--- START OF SUPPLIED MATERIAL ---

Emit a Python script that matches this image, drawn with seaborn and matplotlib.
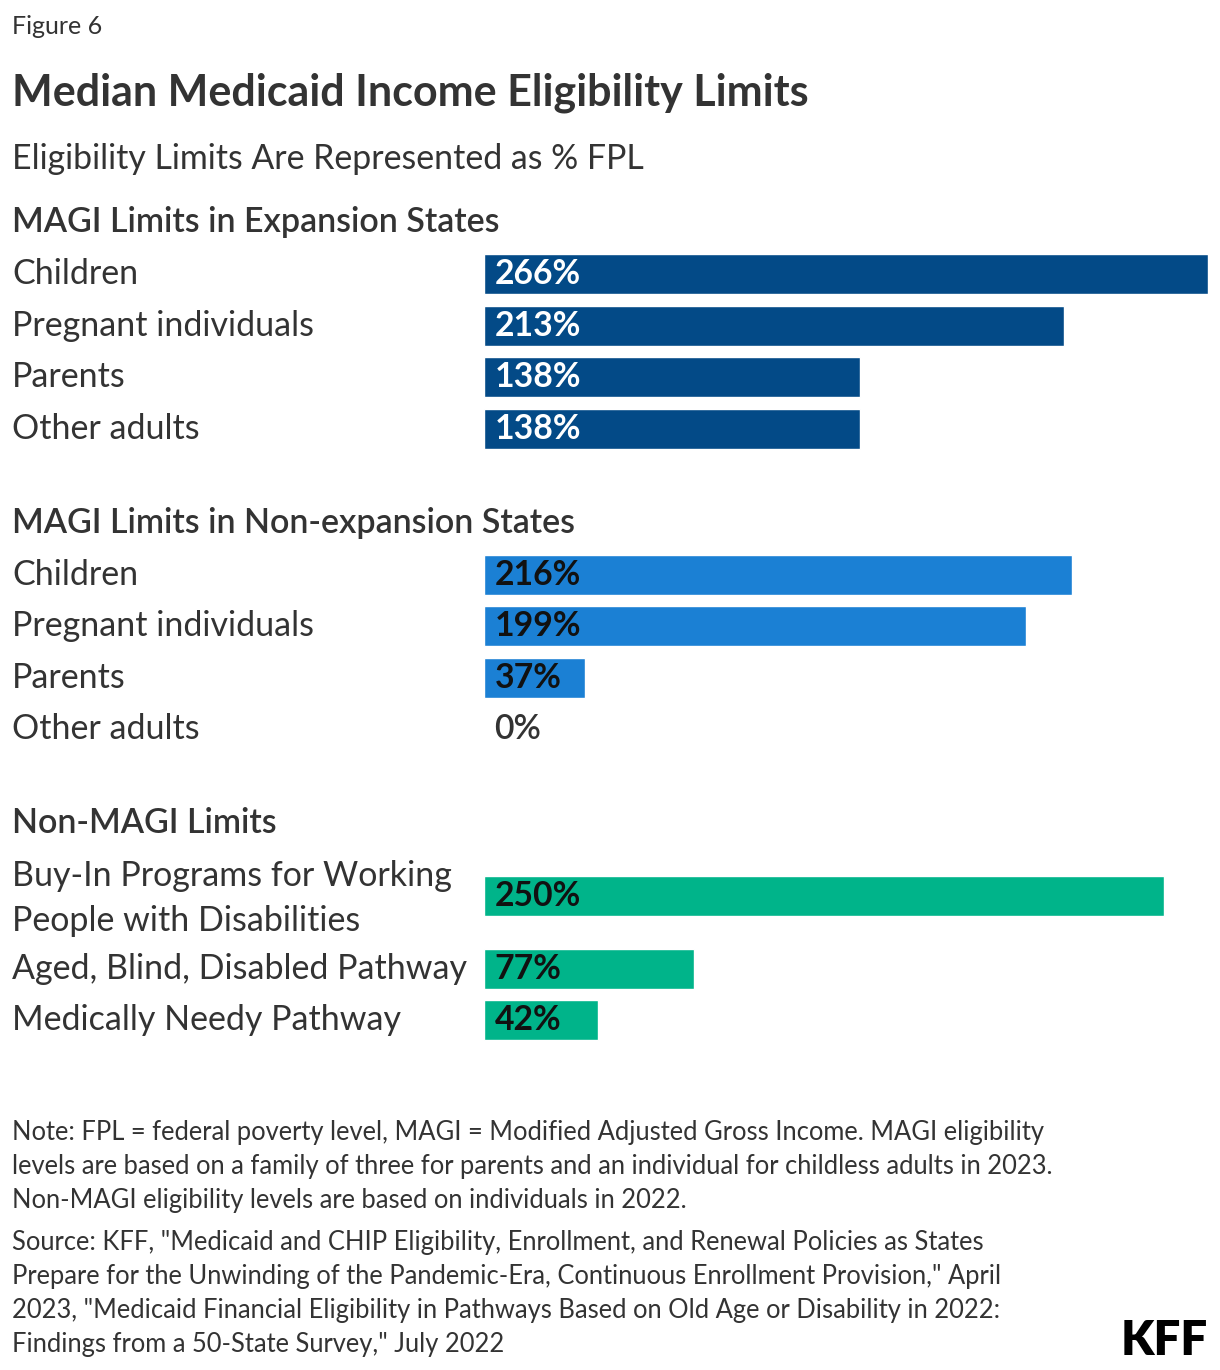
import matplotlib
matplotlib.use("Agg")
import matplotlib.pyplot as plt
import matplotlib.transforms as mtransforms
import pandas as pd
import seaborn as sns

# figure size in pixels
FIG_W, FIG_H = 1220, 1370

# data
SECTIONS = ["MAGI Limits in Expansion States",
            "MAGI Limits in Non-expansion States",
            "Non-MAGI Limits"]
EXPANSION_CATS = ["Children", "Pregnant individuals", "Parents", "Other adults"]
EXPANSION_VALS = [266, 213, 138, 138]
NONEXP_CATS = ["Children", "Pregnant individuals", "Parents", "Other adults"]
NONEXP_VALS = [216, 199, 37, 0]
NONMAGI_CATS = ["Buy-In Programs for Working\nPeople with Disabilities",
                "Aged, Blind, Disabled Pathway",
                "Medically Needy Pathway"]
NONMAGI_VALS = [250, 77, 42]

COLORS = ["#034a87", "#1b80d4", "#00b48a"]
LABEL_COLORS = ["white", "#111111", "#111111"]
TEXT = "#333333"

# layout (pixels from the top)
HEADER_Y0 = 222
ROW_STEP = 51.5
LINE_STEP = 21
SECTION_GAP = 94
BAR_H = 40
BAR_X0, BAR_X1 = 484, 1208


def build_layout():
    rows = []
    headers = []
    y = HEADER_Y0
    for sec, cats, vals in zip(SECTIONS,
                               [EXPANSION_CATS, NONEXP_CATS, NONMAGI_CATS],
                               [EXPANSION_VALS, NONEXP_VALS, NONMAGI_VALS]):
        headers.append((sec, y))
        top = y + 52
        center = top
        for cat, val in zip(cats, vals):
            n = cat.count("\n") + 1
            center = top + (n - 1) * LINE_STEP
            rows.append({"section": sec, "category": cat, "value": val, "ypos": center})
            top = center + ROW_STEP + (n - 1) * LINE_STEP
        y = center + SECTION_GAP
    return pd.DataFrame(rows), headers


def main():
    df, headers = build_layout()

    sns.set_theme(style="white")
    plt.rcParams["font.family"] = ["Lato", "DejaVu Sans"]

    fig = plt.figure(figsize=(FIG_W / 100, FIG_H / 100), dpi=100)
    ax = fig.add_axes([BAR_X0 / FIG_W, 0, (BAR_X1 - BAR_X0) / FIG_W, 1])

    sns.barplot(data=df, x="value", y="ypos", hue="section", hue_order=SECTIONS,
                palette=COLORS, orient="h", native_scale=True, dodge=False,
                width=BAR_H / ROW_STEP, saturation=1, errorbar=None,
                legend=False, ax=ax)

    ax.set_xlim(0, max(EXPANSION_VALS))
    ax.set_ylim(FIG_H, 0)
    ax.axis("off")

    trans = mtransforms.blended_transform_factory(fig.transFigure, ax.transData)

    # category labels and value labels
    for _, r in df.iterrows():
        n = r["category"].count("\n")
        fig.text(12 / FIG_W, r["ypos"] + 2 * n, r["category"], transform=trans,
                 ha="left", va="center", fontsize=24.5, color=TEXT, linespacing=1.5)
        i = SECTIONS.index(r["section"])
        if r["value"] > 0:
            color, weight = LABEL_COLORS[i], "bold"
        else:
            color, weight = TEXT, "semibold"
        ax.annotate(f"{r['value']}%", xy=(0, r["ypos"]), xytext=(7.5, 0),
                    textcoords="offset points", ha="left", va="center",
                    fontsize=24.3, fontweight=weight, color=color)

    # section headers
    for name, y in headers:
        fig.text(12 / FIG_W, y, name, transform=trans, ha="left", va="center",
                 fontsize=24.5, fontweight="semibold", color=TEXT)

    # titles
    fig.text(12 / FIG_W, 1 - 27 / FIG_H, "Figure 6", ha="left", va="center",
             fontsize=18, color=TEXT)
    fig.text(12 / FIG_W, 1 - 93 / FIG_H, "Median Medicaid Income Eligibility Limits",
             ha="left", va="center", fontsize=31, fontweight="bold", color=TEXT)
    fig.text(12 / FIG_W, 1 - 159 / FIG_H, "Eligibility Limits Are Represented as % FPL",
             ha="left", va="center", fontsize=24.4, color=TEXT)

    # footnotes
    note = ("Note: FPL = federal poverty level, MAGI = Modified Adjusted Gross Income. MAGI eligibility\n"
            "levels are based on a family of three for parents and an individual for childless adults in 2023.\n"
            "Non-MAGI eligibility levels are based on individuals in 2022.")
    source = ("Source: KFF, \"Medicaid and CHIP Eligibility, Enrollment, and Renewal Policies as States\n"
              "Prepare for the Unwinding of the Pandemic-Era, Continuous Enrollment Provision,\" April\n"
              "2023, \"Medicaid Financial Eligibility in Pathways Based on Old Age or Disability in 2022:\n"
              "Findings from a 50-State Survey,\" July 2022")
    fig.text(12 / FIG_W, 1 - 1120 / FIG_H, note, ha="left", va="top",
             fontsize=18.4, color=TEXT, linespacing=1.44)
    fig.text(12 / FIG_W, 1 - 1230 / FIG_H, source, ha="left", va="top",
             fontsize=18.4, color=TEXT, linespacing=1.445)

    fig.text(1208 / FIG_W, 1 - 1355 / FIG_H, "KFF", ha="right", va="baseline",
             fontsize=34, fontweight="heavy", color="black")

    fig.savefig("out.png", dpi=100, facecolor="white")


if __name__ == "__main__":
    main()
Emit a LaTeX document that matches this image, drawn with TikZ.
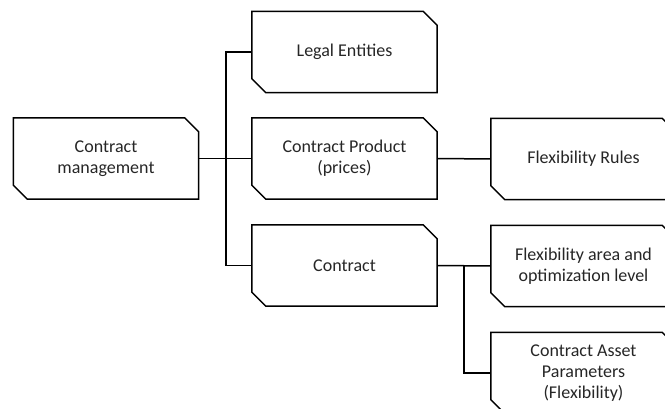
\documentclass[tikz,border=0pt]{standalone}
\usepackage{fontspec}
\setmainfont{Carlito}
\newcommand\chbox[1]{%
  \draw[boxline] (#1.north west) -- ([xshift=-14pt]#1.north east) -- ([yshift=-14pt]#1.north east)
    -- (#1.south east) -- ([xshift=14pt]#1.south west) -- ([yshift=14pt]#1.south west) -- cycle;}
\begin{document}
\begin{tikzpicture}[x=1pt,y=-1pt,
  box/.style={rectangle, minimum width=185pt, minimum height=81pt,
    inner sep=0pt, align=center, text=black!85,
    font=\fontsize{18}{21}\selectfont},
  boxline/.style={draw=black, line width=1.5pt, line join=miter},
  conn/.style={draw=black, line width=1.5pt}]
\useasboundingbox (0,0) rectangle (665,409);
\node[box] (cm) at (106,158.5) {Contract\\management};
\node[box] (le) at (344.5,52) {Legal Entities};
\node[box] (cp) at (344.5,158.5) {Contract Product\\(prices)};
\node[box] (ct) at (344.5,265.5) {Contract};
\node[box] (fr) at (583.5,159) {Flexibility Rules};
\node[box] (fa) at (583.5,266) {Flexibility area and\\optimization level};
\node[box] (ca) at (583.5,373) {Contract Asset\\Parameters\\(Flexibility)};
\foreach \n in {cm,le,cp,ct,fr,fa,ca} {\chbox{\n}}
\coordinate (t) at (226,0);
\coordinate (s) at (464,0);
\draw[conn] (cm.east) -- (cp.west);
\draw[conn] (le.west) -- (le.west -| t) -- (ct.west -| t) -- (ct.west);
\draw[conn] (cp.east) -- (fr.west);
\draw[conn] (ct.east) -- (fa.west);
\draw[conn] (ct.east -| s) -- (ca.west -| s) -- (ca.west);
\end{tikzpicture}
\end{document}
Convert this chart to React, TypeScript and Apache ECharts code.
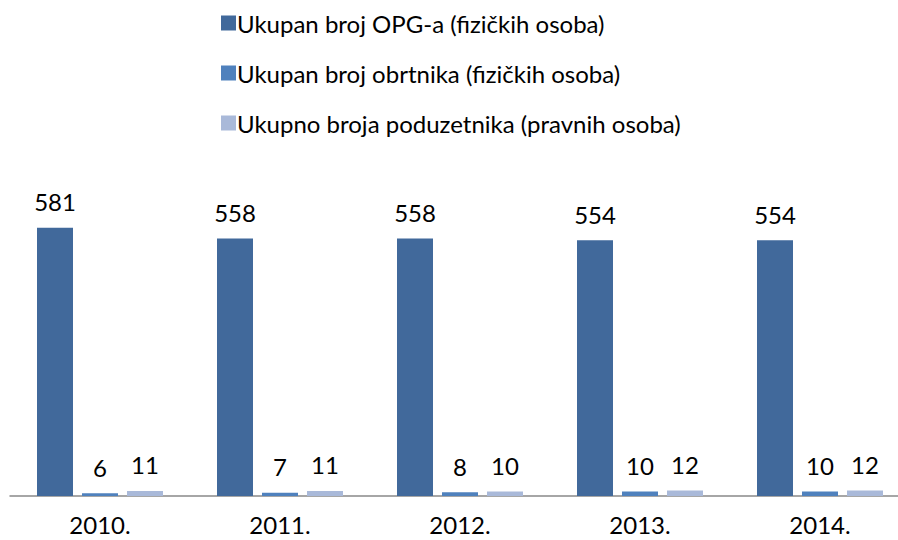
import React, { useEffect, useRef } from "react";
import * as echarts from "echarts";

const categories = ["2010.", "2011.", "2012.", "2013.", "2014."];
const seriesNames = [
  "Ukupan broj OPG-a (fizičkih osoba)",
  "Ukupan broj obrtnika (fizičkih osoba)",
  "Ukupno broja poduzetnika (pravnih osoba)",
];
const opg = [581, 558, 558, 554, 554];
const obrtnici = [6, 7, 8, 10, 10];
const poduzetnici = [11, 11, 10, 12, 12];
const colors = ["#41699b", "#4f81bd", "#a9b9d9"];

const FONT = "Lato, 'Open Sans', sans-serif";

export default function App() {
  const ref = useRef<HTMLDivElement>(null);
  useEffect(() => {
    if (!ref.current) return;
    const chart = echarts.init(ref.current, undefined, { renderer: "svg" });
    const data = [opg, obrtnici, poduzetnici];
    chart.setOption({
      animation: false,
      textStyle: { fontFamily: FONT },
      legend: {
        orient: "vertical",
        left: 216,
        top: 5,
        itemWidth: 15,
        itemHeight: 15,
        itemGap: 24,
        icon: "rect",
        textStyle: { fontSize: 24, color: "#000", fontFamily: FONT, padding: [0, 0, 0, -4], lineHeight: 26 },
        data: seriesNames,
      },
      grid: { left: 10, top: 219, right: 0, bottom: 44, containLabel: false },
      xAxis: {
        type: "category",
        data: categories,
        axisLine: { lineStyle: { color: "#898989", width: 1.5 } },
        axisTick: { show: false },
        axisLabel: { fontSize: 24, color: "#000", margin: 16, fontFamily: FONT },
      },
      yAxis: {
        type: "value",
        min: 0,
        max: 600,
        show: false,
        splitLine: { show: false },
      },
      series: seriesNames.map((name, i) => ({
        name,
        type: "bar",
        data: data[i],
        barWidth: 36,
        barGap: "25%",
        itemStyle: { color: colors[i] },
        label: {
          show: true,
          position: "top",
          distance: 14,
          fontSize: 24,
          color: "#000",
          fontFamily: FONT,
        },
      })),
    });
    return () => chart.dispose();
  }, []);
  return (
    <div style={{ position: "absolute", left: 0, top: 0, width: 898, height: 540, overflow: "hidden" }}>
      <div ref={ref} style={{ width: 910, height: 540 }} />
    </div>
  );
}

--- END OF SUPPLIED MATERIAL ---

SET TASK — Reproduce the material above exactly, first line through the line that contains "NONMAGI_VALS = [250, 77, 42]", minus the pictures.

TASK OUTPUT —
Emit a Python script that matches this image, drawn with seaborn and matplotlib.
import matplotlib
matplotlib.use("Agg")
import matplotlib.pyplot as plt
import matplotlib.transforms as mtransforms
import pandas as pd
import seaborn as sns

# figure size in pixels
FIG_W, FIG_H = 1220, 1370

# data
SECTIONS = ["MAGI Limits in Expansion States",
            "MAGI Limits in Non-expansion States",
            "Non-MAGI Limits"]
EXPANSION_CATS = ["Children", "Pregnant individuals", "Parents", "Other adults"]
EXPANSION_VALS = [266, 213, 138, 138]
NONEXP_CATS = ["Children", "Pregnant individuals", "Parents", "Other adults"]
NONEXP_VALS = [216, 199, 37, 0]
NONMAGI_CATS = ["Buy-In Programs for Working\nPeople with Disabilities",
                "Aged, Blind, Disabled Pathway",
                "Medically Needy Pathway"]
NONMAGI_VALS = [250, 77, 42]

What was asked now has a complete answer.